If the latter, then how can you, Governor Patrick, at the same time “respect the authority of the Supreme Court” to implement a policy to sell the United States to the highest bidders? The Roberts Court’s policy is the only way, other than foreign occupation, that the Constitution could be overthrown.
How can you “respect the authority of the Supreme Court” to make a decision that overthrows the Constitution by violating the traditional limits on the Court’s constitutional authority to strike down only those laws that violate the Constitution “beyond all reasonable doubt?” Where there is reasonable doubt there can be no law, but just differing opinions about desirable policy.
As a judge, would your dissent not argue that the majority lacks authority to make such policy decisions because it is the Roberts 5 who are unreasonable in imposing an interpretation upon the Constitution that is full of every doubt, and that it is you, along with four dissenting justices, the framers, and the American people who are reasonable in doubting their historically and textually unsupported interpretation?
If so, is it not your professional obligation as a prominent attorney, who at the same time has been elected to represent — as you suggested in the same interview – “the interests of the people who cannot write that check,” to speak up like FDR did under similar circumstances? Do you not have an obligation to resist the Supreme Court’s claim to rule the country by illegitimately usurping legislative authority to make policy on a matter of such profound importance to the basic survival of the Constitution?

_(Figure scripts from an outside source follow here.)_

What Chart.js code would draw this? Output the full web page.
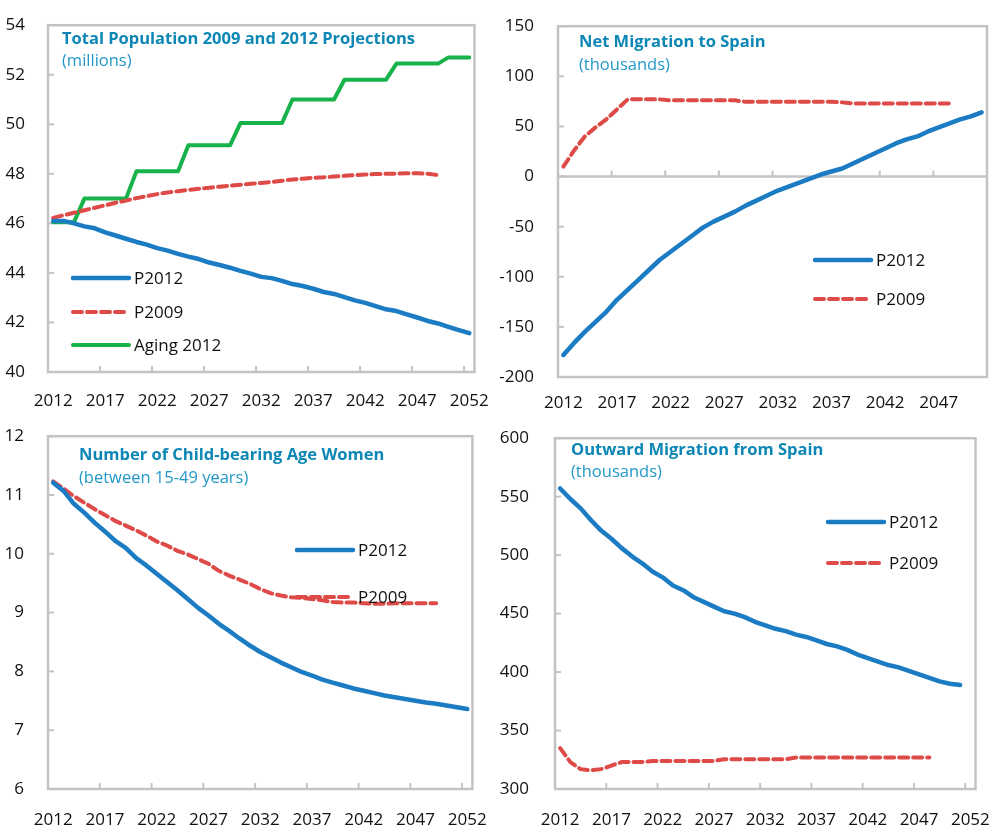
<!DOCTYPE html>
<html>
<head>
<meta charset="utf-8">
<script src="https://cdn.jsdelivr.net/npm/chart.js@4.4.1/dist/chart.umd.min.js"></script>
<style>
  body { margin: 0; background: #fff; width: 1003px; height: 825px; position: relative; overflow: hidden; }
  canvas { position: absolute; }
</style>
</head>
<body>
<canvas id="c1" style="left:0;top:0" width="500" height="410"></canvas>
<canvas id="c2" style="left:500px;top:0" width="503" height="410"></canvas>
<canvas id="c3" style="left:0;top:410px" width="500" height="415"></canvas>
<canvas id="c4" style="left:500px;top:410px" width="503" height="415"></canvas>
<script>
// years on the category axis
const years = [2012, 2013, 2014, 2015, 2016, 2017, 2018, 2019, 2020, 2021, 2022, 2023, 2024, 2025, 2026, 2027, 2028, 2029, 2030, 2031, 2032, 2033, 2034, 2035, 2036, 2037, 2038, 2039, 2040, 2041, 2042, 2043, 2044, 2045, 2046, 2047, 2048, 2049, 2050, 2051, 2052];
const yearsNet = years.slice(0, 40); // 2012-2051

// total population (millions)
const popP2012 = [46.1, 46.1, 46.0, 45.88, 45.8, 45.64, 45.51, 45.38, 45.25, 45.14, 45.0, 44.9, 44.77, 44.66, 44.56, 44.42, 44.32, 44.21, 44.08, 43.97, 43.84, 43.79, 43.68, 43.55, 43.47, 43.36, 43.23, 43.15, 43.02, 42.89, 42.79, 42.66, 42.53, 42.46, 42.33, 42.2, 42.06, 41.96, 41.82, 41.69, 41.57];
const popP2009 = [46.22, 46.33, 46.43, 46.53, 46.63, 46.73, 46.83, 46.92, 47.02, 47.1, 47.18, 47.25, 47.3, 47.35, 47.4, 47.44, 47.48, 47.52, 47.56, 47.6, 47.63, 47.67, 47.72, 47.77, 47.8, 47.84, 47.86, 47.89, 47.92, 47.95, 47.97, 47.99, 48.0, 48.01, 48.02, 48.02, 48.0, 47.95];
const popAging = [46.05, 46.05, 46.05, 47.0, 47.0, 47.0, 47.0, 47.0, 48.1, 48.1, 48.1, 48.1, 48.1, 49.15, 49.15, 49.15, 49.15, 49.15, 50.05, 50.05, 50.05, 50.05, 50.05, 51.0, 51.0, 51.0, 51.0, 51.0, 51.8, 51.8, 51.8, 51.8, 51.8, 52.45, 52.45, 52.45, 52.45, 52.45, 52.7, 52.7, 52.7];

// net migration (thousands)
const netP2012 = [-178, -166, -155, -145, -135, -123, -113, -103, -93, -83, -75, -67, -59, -51, -45, -40, -35, -29, -24, -19, -14, -10, -6, -2, 2, 5, 8, 13, 18, 23, 28, 33, 37, 40, 45, 49, 53, 57, 60, 64];
const netP2009 = [10, 26, 40, 49, 57, 67, 77, 77, 77, 77, 76, 76, 76, 76, 76, 76, 76, 74.5, 74.5, 74.5, 74.5, 74.5, 74.5, 74.5, 74.5, 74.5, 74, 73, 73, 73, 73, 73, 73, 73, 73, 73, 73];

// child-bearing age women (millions)
const womenP2012 = [11.21, 11.07, 10.85, 10.70, 10.53, 10.38, 10.22, 10.10, 9.93, 9.80, 9.66, 9.52, 9.38, 9.23, 9.08, 8.95, 8.81, 8.69, 8.56, 8.44, 8.33, 8.24, 8.15, 8.07, 7.99, 7.93, 7.86, 7.81, 7.76, 7.71, 7.67, 7.63, 7.59, 7.56, 7.53, 7.50, 7.47, 7.45, 7.42, 7.39, 7.36];
const womenP2009 = [11.23, 11.11, 10.98, 10.87, 10.76, 10.66, 10.56, 10.48, 10.40, 10.31, 10.21, 10.14, 10.05, 9.99, 9.91, 9.83, 9.71, 9.63, 9.56, 9.49, 9.40, 9.33, 9.29, 9.26, 9.25, 9.23, 9.21, 9.18, 9.17, 9.17, 9.16, 9.15, 9.15, 9.16, 9.16, 9.16, 9.16, 9.16];

// outward migration (thousands)
const outP2012 = [557, 548, 540, 530, 521, 514, 506, 499, 493, 486, 481, 474, 470, 464, 460, 456, 452, 450, 447, 443, 440, 437, 435, 432, 430, 427, 424, 422, 419, 415, 412, 409, 406, 404, 401, 398, 395, 392, 390, 389];
const outP2009 = [335, 323, 317, 316, 317, 320, 323, 323, 323, 324, 324, 324, 324, 324, 324, 324, 325.5, 325.5, 325.5, 325.5, 325.5, 325.5, 325.5, 327, 327, 327, 327, 327, 327, 327, 327, 327, 327, 327, 327, 327, 327];

const BLUE = "#1b7cc3";
const RED = "#de4a47";
const GREEN = "#17b24a";
const FRAME = "#c3c3c3";
const TITLE = "#0c87b5";
const SUB = "#2398c8";

Chart.defaults.font.family = '"Open Sans", sans-serif';
Chart.defaults.font.size = 17;
Chart.defaults.color = "#111";

function blue(label, data) {
  return { label, data, borderColor: BLUE, borderWidth: 4.5, pointRadius: 0, tension: 0, borderCapStyle: "round", borderJoinStyle: "round" };
}
function red(label, data) {
  return { label, data, borderColor: RED, borderWidth: 4, pointRadius: 0, tension: 0, borderDash: [9, 5], borderCapStyle: "round" };
}
function green(label, data) {
  return { label, data, borderColor: GREEN, borderWidth: 4, pointRadius: 0, tension: 0, borderCapStyle: "round", borderJoinStyle: "round" };
}

// frame, inward tick marks, titles and legend drawn inside the plot box
const panelPlugin = {
  id: "panel",
  beforeDatasetsDraw(chart, args, o) {
    const { ctx, chartArea: a, scales: { x, y } } = chart;
    ctx.save();
    ctx.strokeStyle = FRAME;
    ctx.lineWidth = 2.5;
    ctx.strokeRect(a.left, a.top, a.right - a.left, a.bottom - a.top);
    let base = a.bottom;
    if (o.base != null) {
      base = y.getPixelForValue(o.base);
      ctx.beginPath();
      ctx.moveTo(a.left, base);
      ctx.lineTo(a.right, base);
      ctx.stroke();
    }
    ctx.lineWidth = 2;
    const n = chart.data.labels.length;
    for (let i = 5; i < n; i += 5) {
      const px = (x.getPixelForValue(i - 1) + x.getPixelForValue(i)) / 2;
      ctx.beginPath();
      ctx.moveTo(px, base);
      ctx.lineTo(px, base - 6);
      ctx.stroke();
    }
    y.ticks.forEach(t => {
      const py = y.getPixelForValue(t.value);
      ctx.beginPath();
      ctx.moveTo(a.left, py);
      ctx.lineTo(a.left + 6, py);
      ctx.stroke();
    });
    ctx.restore();
  },
  afterDatasetsDraw(chart, args, o) {
    const { ctx } = chart;
    ctx.save();
    ctx.textBaseline = "middle";
    ctx.textAlign = "left";
    ctx.fillStyle = TITLE;
    ctx.font = 'bold 16.5px "Open Sans", sans-serif';
    ctx.fillText(o.title, o.tx, o.ty);
    ctx.fillStyle = SUB;
    ctx.font = '16.5px "Open Sans", sans-serif';
    ctx.fillText(o.sub, o.tx, o.sy);
    chart.data.datasets.forEach((ds, i) => {
      const ly = o.ly[i];
      ctx.strokeStyle = ds.borderColor;
      ctx.lineWidth = ds.borderWidth;
      ctx.lineCap = "round";
      ctx.setLineDash(ds.borderDash || []);
      ctx.beginPath();
      ctx.moveTo(o.lx, ly);
      ctx.lineTo(o.lx + 56, ly);
      ctx.stroke();
      ctx.setLineDash([]);
      ctx.fillStyle = "#111";
      ctx.font = '17px "Open Sans", sans-serif';
      ctx.fillText(ds.label, o.lx + 61, ly + 1);
    });
    ctx.restore();
  }
};

function makeChart(id, labels, datasets, yOpt, box, panel) {
  new Chart(document.getElementById(id), {
    type: "line",
    data: { labels, datasets },
    plugins: [panelPlugin],
    options: {
      responsive: false,
      animation: false,
      events: [],
      layout: { padding: { top: box.top, right: box.right, left: 0, bottom: 0 } },
      plugins: { legend: { display: false }, tooltip: { enabled: false }, panel },
      scales: {
        x: {
          type: "category",
          offset: true,
          grid: { display: false },
          border: { display: false },
          afterFit: s => { s.height = box.bottom; },
          ticks: {
            autoSkip: false,
            maxRotation: 0,
            padding: box.xpad,
            color: "#111",
            callback: function (v, i) { return i % 5 === 0 ? this.getLabelForValue(v) : ""; }
          }
        },
        y: {
          min: yOpt.min,
          max: yOpt.max,
          grid: { display: false },
          border: { display: false },
          afterFit: s => { s.width = box.left; },
          ticks: { stepSize: yOpt.step, padding: box.ypad, color: "#111" }
        }
      }
    }
  });
}

makeChart("c1", years,
  [blue("P2012", popP2012), red("P2009", popP2009), green("Aging 2012", popAging)],
  { min: 40, max: 54, step: 2 },
  { left: 48, right: 23, top: 20, bottom: 38, xpad: 11, ypad: 15 },
  { title: "Total Population 2009 and 2012 Projections", sub: "(millions)", tx: 62, ty: 39, sy: 61, lx: 73, ly: [278, 312, 345] });

makeChart("c2", yearsNet,
  [blue("P2012", netP2012), red("P2009", netP2009)],
  { min: -200, max: 150, step: 50 },
  { left: 58, right: 16, top: 17, bottom: 33, xpad: 8, ypad: 16 },
  { title: "Net Migration to Spain", sub: "(thousands)", tx: 79, ty: 42, sy: 65, lx: 315, ly: [260, 299], base: 0 });

makeChart("c3", years,
  [blue("P2012", womenP2012), red("P2009", womenP2009)],
  { min: 6, max: 12, step: 1 },
  { left: 48, right: 25, top: 24, bottom: 36, xpad: 13, ypad: 16 },
  { title: "Number of Child-bearing Age Women", sub: "(between 15-49 years)", tx: 79, ty: 45, sy: 68, lx: 297, ly: [140, 187] });

makeChart("c4", years,
  [blue("P2012", outP2012), red("P2009", outP2009)],
  { min: 300, max: 600, step: 50 },
  { left: 55, right: 16, top: 23, bottom: 36, xpad: 13, ypad: 18 },
  { title: "Outward Migration from Spain", sub: "(thousands)", tx: 71, ty: 40, sy: 62, lx: 328, ly: [112, 153] });
</script>
</body>
</html>
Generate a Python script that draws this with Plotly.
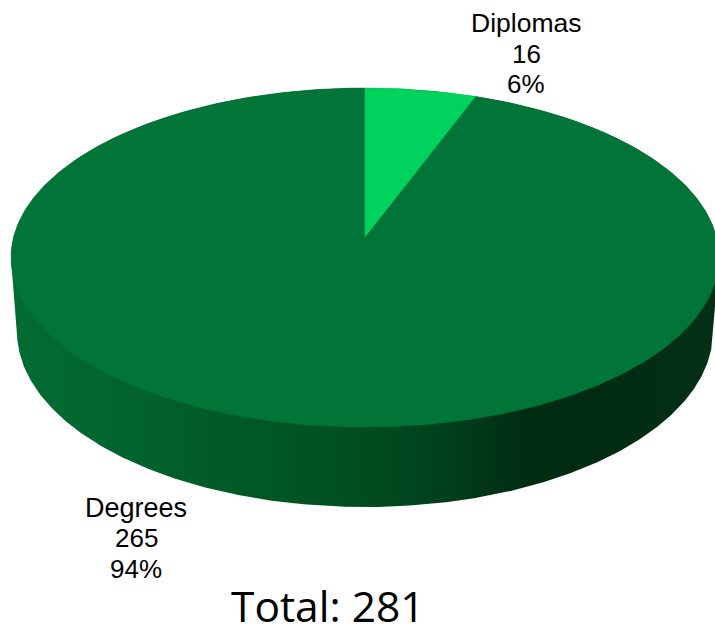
import numpy as np
import plotly.graph_objects as go

categories = ["Diplomas", "Degrees"]
values = [16, 265]
percent_labels = ["6%", "94%"]
total_label = "Total: 281"
slice_colors = ["#00D25E", "#017438"]

# Projection of the pie's unit circle on the page
CX, A, C = 365.0, 351.4, 0.121
YA, YB = -138.4, 237.0
DEPTH_D, DEPTH_E = 0.017, 78.9


def project(theta, radius=1.0, z=0.0):
    u = radius * np.sin(theta)
    v = radius * np.cos(theta)
    d = 1 + C * v + DEPTH_D * z
    return CX + A * u / d, (YA * v + YB + DEPTH_E * z) / d


def convex_hull(points):
    pts = sorted(set(points))

    def half(seq):
        out = []
        for p in seq:
            while len(out) > 1 and ((out[-1][0] - out[-2][0]) * (p[1] - out[-2][1])
                                    - (out[-1][1] - out[-2][1]) * (p[0] - out[-2][0])) <= 0:
                out.pop()
            out.append(p)
        return out[:-1]

    return half(pts) + half(pts[::-1])


fig = go.Figure()

# Side wall: silhouette of the cylinder, shaded left to right
ring = np.radians(np.linspace(0, 360, 721)[:-1])
top_x, top_y = project(ring)
bot_x, bot_y = project(ring, z=1.0)
hull = convex_hull(list(zip(top_x.tolist(), top_y.tolist())) + list(zip(bot_x.tolist(), bot_y.tolist())))
hull = hull + hull[:1]
wall_scale = [
    [0.00, "rgb(2,108,50)"],
    [0.13, "rgb(2,102,47)"],
    [0.27, "rgb(1,92,41)"],
    [0.41, "rgb(0,84,35)"],
    [0.55, "rgb(0,72,31)"],
    [0.65, "rgb(0,58,24)"],
    [0.73, "rgb(0,44,18)"],
    [0.86, "rgb(1,44,19)"],
    [1.00, "rgb(2,48,22)"],
]
fig.add_trace(go.Scatter(x=[p[0] for p in hull], y=[p[1] for p in hull], mode="lines",
                         fill="toself", line=dict(width=0),
                         fillgradient=dict(type="horizontal", colorscale=wall_scale),
                         hoverinfo="skip", showlegend=False))

# Top face: one wedge per value
share = np.array(values, dtype=float) / sum(values)
bounds = np.r_[0, np.cumsum(share)] * 2 * np.pi
order = [1, 0]
for i in order:
    ts = np.linspace(bounds[i], bounds[i + 1], 361)
    x, y = project(ts)
    cx, cy = project(np.array([0.0]), radius=0.0)
    fig.add_trace(go.Scatter(x=np.r_[cx, x, cx], y=np.r_[cy, y, cy], mode="lines",
                             fill="toself", fillcolor=slice_colors[i],
                             line=dict(color=slice_colors[i], width=0.5),
                             name=categories[i], hoverinfo="name", showlegend=False))

# Labels
ann = []
label_specs = [(526, [23, 54, 84], 26.5, 26), (136, [508, 538, 569], 27, 26)]
for i, (lx, ly, fs0, fs1) in enumerate(label_specs):
    rows = [categories[i], str(values[i]), percent_labels[i]]
    for j, (row, yy) in enumerate(zip(rows, ly)):
        ann.append(dict(x=lx, y=yy, xref="x", yref="y", text=row, showarrow=False,
                        xanchor="center", yanchor="middle",
                        font=dict(family="Liberation Sans", size=fs0 if j == 0 else fs1, color="#000000")))
ann.append(dict(x=328, y=605, xref="x", yref="y", text=total_label, showarrow=False,
                xanchor="center", yanchor="middle",
                font=dict(family="Open Sans", size=42.5, color="#000000")))

fig.update_layout(
    width=715, height=629, margin=dict(l=0, r=0, t=0, b=0),
    paper_bgcolor="white", plot_bgcolor="white", annotations=ann,
    xaxis=dict(range=[0, 715], visible=False, fixedrange=True),
    yaxis=dict(range=[629, 0], visible=False, fixedrange=True),
)
fig.write_html("out.html", config={"displayModeBar": False},
               post_script="document.body.style.margin='0';document.body.style.overflow='hidden';")
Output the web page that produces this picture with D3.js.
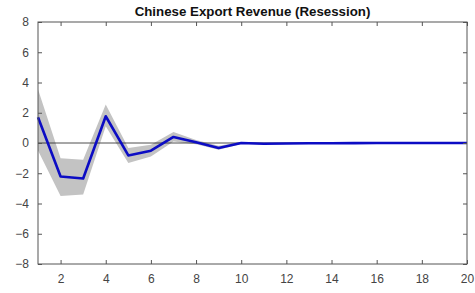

If not you, then who? You have sworn several times since becoming a lawyer to defend and support the Constitution, as mandated by its Article VI(3). By publicly advocating “respect” for “the authority of the Supreme Court” to “usurp [jurisdiction] which is not given” you instead seem to be violating that oath by suborning what Chief Justice Marshall defined as “treason to the constitution.” Cohens v Virginia , 19 U.S. at 387 (1821).